Lehrer’s organization in PBS is a Quaker monarchy.

Jim Lehrer: I have the best job in journalism. Not just the best job in television journalism; the best job in journalism. And the way I define “best” is that I am free to practice the kind of journalism I want to practice, and so are my colleagues at the NewsHour. We have no people looking over our shoulders – no PBS people, no underwriter people, no any kind of people. Our mistakes are our own. If we don’t wanna do a story on Paris Hilton, we don’t do a story on Paris Hilton. If we don’t want to do a story on the O.J. Simpson trial, we don’t do a story on the O.J. Simpson trial. We wanna devote 20 minutes to global warming and Africa, we do 20 minutes on global warming and Africa. That may not be a good idea. Maybe we should have done this or whatever; but we practice . . . Every day we sit . . . We are . . . We don’t have to worry about the outside . . . You know journalism is . . . In the best circumstances, you’re gonna . . . you’re gonna make mistakes because news happens . . . It doesn’t happen in neat and tidy packages.

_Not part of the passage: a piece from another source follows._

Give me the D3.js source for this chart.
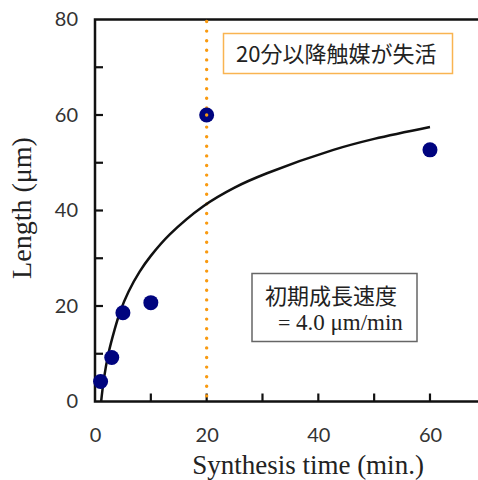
<!DOCTYPE html>
<html>
<head>
<meta charset="utf-8">
<script src="https://cdn.jsdelivr.net/npm/d3@7"></script>
<style>
  body { margin: 0; background: #fff; }
  svg { display: block; }
</style>
</head>
<body>
<div id="vis"></div>
<script>
// measured points (time in min, length in um)
const times = [1, 3, 5, 10, 20, 60]
const lengths = [4.2, 9.2, 18.6, 20.7, 60, 52.7]

// fitted curve
const curveX = [1.1, 1.6, 2.4, 3.5, 4.5, 6, 8, 10, 13.4, 19.4, 25, 30.8, 42.7, 50, 60]
const curveY = [0, 4.8, 10, 15, 18.8, 23, 27.2, 30.5, 35, 40.9, 44.8, 47.8, 52.7, 55, 57.5]

const xTicks = [0, 10, 20, 30, 40, 50, 60]
const xLabels = [0, 20, 40, 60]
const yTicks = [0, 10, 20, 30, 40, 50, 60, 70, 80]
const yLabels = [0, 20, 40, 60, 80]
const stopTime = 20

const W = 478, H = 480
const margin = {left: 95, top: 19.5, bottom: 78.5}

const svg = d3.select('#vis').append('svg')
	.attr('width', W)
	.attr('height', H)

const x = d3.scaleLinear([0, 70], [margin.left, margin.left + 70 * 5.583])
const y = d3.scaleLinear([0, 80], [H - margin.bottom, margin.top])

// frame (right side falls outside the picture)
svg.append('rect')
	.attr('x', x(0)).attr('y', y(80))
	.attr('width', x(70) - x(0)).attr('height', y(0) - y(80))
	.attr('fill', 'none')
	.attr('stroke', '#111')
	.attr('stroke-width', 2.5)

// inward ticks
svg.append('g').selectAll('line')
	.data(xTicks.filter(d => d > 0)).enter()
	.append('line')
	.attr('x1', d => x(d)).attr('x2', d => x(d))
	.attr('y1', y(0)).attr('y2', y(0) - 8)
	.attr('stroke', '#111')
	.attr('stroke-width', 2.2)

svg.append('g').selectAll('line')
	.data(yTicks.filter(d => d > 0 && d < 80)).enter()
	.append('line')
	.attr('x1', x(0)).attr('x2', x(0) + 8)
	.attr('y1', d => y(d)).attr('y2', d => y(d))
	.attr('stroke', '#111')
	.attr('stroke-width', 2.2)

// labels through the axis generators, their lines hidden
const xAxis = d3.axisBottom(x)
	.tickValues(xLabels)
	.tickSize(0)
	.tickPadding(26)
svg.append('g')
	.attr('class', 'ax')
	.attr('transform', `translate(0,${y(0)})`)
	.call(xAxis)

const yAxis = d3.axisLeft(y)
	.tickValues(yLabels)
	.tickSize(0)
	.tickPadding(17)
svg.append('g')
	.attr('class', 'ax')
	.attr('transform', `translate(${x(0)},0)`)
	.call(yAxis)

svg.selectAll('.ax .domain').remove()
svg.selectAll('.ax .tick line').remove()
svg.selectAll('.ax .tick text')
	.attr('font-family', 'Lato, "Open Sans", sans-serif')
	.attr('font-size', 20)
	.attr('fill', '#333')

// deactivation line
svg.append('line')
	.attr('x1', x(stopTime)).attr('x2', x(stopTime))
	.attr('y1', y(80) + 2).attr('y2', y(0))
	.attr('stroke', '#f99a10')
	.attr('stroke-width', 3.4)
	.attr('stroke-linecap', 'round')
	.attr('stroke-dasharray', '0 9.6')

// fit curve
const fit = curveX.map((d, i) => [d, curveY[i]])
svg.append('path')
	.datum(fit)
	.attr('fill', 'none')
	.attr('stroke', '#111')
	.attr('stroke-width', 2.5)
	.attr('d', d3.line().x(d => x(d[0])).y(d => y(d[1])).curve(d3.curveCatmullRom.alpha(0.5)))

// points
svg.selectAll('circle.pt')
	.data(times.map((d, i) => ({t: d, l: lengths[i]})))
	.enter()
	.append('circle')
	.attr('class', 'pt')
	.attr('cx', d => x(d.t))
	.attr('cy', d => y(d.l))
	.attr('r', 7.5)
	.attr('fill', '#00047f')

// dotted line shows through the dot at 20 min
svg.append('circle')
	.attr('cx', x(stopTime)).attr('cy', y(60))
	.attr('r', 1.7)
	.attr('fill', '#f99a10')

// note boxes
const jp = '"Noto Sans CJK JP", sans-serif'
const serif = '"Liberation Serif", "DejaVu Serif", serif'

svg.append('rect')
	.attr('x', 223.5).attr('y', 33.5)
	.attr('width', 229).attr('height', 40)
	.attr('fill', '#fff')
	.attr('stroke', '#f9b451')
	.attr('stroke-width', 1.5)
svg.append('text')
	.attr('x', 236).attr('y', 62)
	.attr('font-family', jp)
	.attr('font-size', 22)
	.attr('fill', '#222')
	.text('20分以降触媒が失活')

svg.append('rect')
	.attr('x', 252).attr('y', 273.5)
	.attr('width', 165).attr('height', 68)
	.attr('fill', '#fff')
	.attr('stroke', '#666')
	.attr('stroke-width', 1.5)
svg.append('text')
	.attr('x', 265).attr('y', 304)
	.attr('font-family', jp)
	.attr('font-size', 22)
	.attr('fill', '#222')
	.text('初期成長速度')
const rate = svg.append('text')
	.attr('x', 278).attr('y', 330)
	.attr('fill', '#222')
rate.append('tspan')
	.attr('font-family', serif)
	.attr('font-size', 22)
	.text('= ')
rate.append('tspan')
	.attr('font-family', serif)
	.attr('font-size', 23)
	.text('4.0 μm/min')

// axis titles
svg.append('text')
	.attr('x', 308).attr('y', 474)
	.attr('text-anchor', 'middle')
	.attr('font-family', serif)
	.attr('font-size', 27)
	.attr('fill', '#222')
	.text('Synthesis time (min.)')

svg.append('text')
	.attr('transform', `translate(31,208) rotate(-90)`)
	.attr('text-anchor', 'middle')
	.attr('font-family', serif)
	.attr('font-size', 28)
	.attr('fill', '#222')
	.text('Length (μm)')
</script>
</body>
</html>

Sometimes you go on the air 6 o’clock eastern time but the story’s not finished. But you still have to go with what you’ve got. And you know you can correct it the next day or whatever. And anytime you introduce an outside influence, you increase . . . we increase the chances you’re gonna be wrong. We have no outside influences. Now my job as the Executive Editor of the program is that I am the . . . We . . . we call it internally – facetiously, but not quite so facetiously – we have a . . . have a Quaker monarchy. In other words we have a consensus system where we work . . . all of us work together, talk together about what we think the news of the day is, how we should present it, all that sort of stuff. But then in the final . . . when we get where we can’t agree, then the monarchy takes over, and I’m the monarch! And I asked some young man who was doing a story for some magazine about all of the TV journalists who are from Texas. And he was doing a piece, “Why is this?” And you know Rather was still there. _______, of course, was still there. And anyhow this kid was taking my picture, and he said, “Mr. Lehrer, I’ve taken pictures of all these guys now and they seemed all uptight. You seem so relaxed. What’s the difference?” And I said, “Well the difference is I am the boss.” And in a journalism organization, if you’re not the boss, if you don’t make any of these final decisions, you waste all your energy arm wrestling.